A master-planned city shaped around its natural environment, where green spaces and waterways strengthen resilience and everyday life.
Photographs courtesy of filinvest

Built around the Alabang-Cupang River, Festival Mall River Park preserves the natural waterway and ecosystem, providing a thriving habitat for local wildlife.

Regular river dredging keeps the Alabang-Cupang River flowing efficiently, while recovered silt is repurposed into fertilizer for Filinvest City’s nursery and landscapes.
As extreme weather becomes more regular in the Philippines, flood management has become one of the defining challenges of urban development. In this context, conversations around resilience must move beyond emergency response and towards a more fundamental question: how can urban spaces be planned more responsibly from the start?
This is where thoughtful urban planning plays a critical role. Rather than working against natural systems, a more integrated approach considers topography, waterways, and open spaces as part of the city’s structure from the outset. It is an approach that recognizes resilience not as a feature, but as a foundation.
In Alabang, the 244-hectare garden business district Filinvest City offers a clear example of how masterplanning, integrated water management, and open space design can work together to support a more adaptive urban environment, one that is better prepared for increasingly unpredictable weather while remaining livable and connected over time.
The strength of this long-term vision was recently recognized on the global stage when Filinvest City earned a Gold Award at the 2026 FIABCI World Prix d’Excellence in the Master Plan category, underscoring how thoughtful urban planning can create cities that remain both livable and adaptable for years to come.
How parks quietly work in flood management
Many cities inherit waterways. Few are designed in alignment with them.
Historically, urban growth has often pushed rivers and creeks to the margins. Waterways are enclosed, diverted, or hidden beneath infrastructure to maximize developable land.
Filinvest City took another approach.
Existing river features were preserved and integrated into the district’s structure. Filinvest City ensured that these waterways perform critical environmental functions, all intentionally designed as part of its water-sensitive urban design.
This approach resulted in the Creekside Park, River Park, and the Water Garden — public parks that form an interconnected corridor that helps facilitate the movement of rainfall through the estate. At Creekside Park, wetland landscapes and naturalized edges help absorb and filter runoff before it enters the river system. Further downstream, River Park incorporates dams and weirs that manage flow and stabilize water levels. The Water Garden serves as a catch basin, temporarily storing excess rainwater before releasing it gradually as conditions normalize.
Filinvest City’s nature-based flood control system has since yielded in significant environmental impact, providing approximately 36,600 cubic meters of stormwater retention capacity during major rain events while helping reduce annual runoff volumes by approximately 0.18–0.43 million cubic meters.

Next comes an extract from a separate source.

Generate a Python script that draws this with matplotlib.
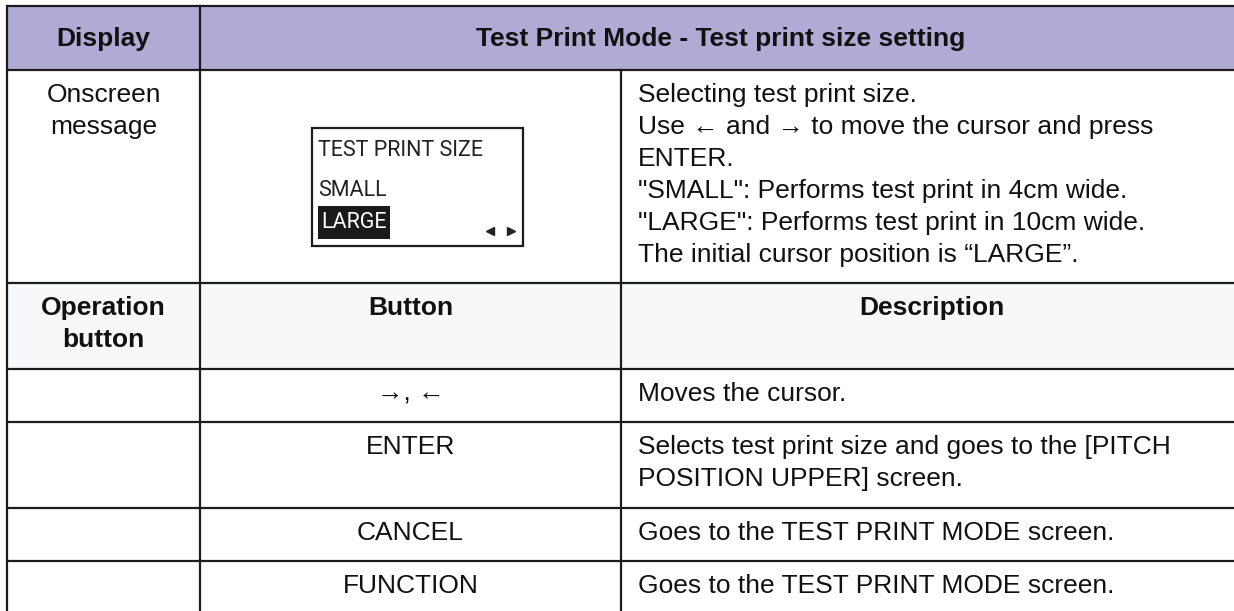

“Filinvest City was planned with the understanding that resilience is built over time,” shared Don Ubaldo, Filinvest Alabang, Inc.’s head of Townships. “By allowing nature and infrastructure to complement one another from the start, we have created a future-ready city that remains connected and adaptable while enhancing the everyday experience of the people who live and work here.”
Designing for more than rain
Flood resilience is often discussed in environmental terms when it is equally an economic concern.
For businesses, it directly translates into continuity. Well-managed business districts support uninterrupted mobility, maintain accessibility during periods of heavy rainfall, and contribute to a more consistent employee experience. They also sustain business operations by enabling people, goods, and services to continue functioning efficiently throughout the city.
This reflects a broader understanding that climate resilience extends beyond managing rainfall alone, contributing to the township’s overall livability. Filinvest City’s parks and tree-lined pathways function as ecological infrastructure that contributes simultaneously to climate adaptation, biodiversity, walkability, and public well-being. The city maintains more than 3,400 trees within an interconnected green network that spans approximately 30% of the 244-hectare township, contributing to an average cooling effect of 3.6°C across the estate.
Making resilience sustainable
Climate adaptability depends on continuous stewardship long after construction is complete. For Filinvest City, this includes regular dredging, waterways rehabilitation, removal of natural sediment buildup, and the continuous upkeep of flood-management infrastructure. Beyond supporting flood control, these efforts help sustain healthier waterways by reducing stagnant areas and maintaining the river system’s ecological wellbeing.
“Our sustained commitment reflects an often-overlooked reality of urban development: successful climate control systems are rarely static,” Ubaldo said. “Filinvest City evolves, adapts, and is actively maintained to respond to changing climate conditions. For us, resilience is not only embedded in our masterplan but also reinforced through consistent care that keeps critical infrastructure functioning over time.”
As cities around the world search for ways to thrive amid increasingly complex environmental conditions, Filinvest City demonstrates that the most effective solutions are not reactive interventions but planning decisions made years in advance. The district proves that the most future-ready cities are often those that have been quietly building resilience from the start.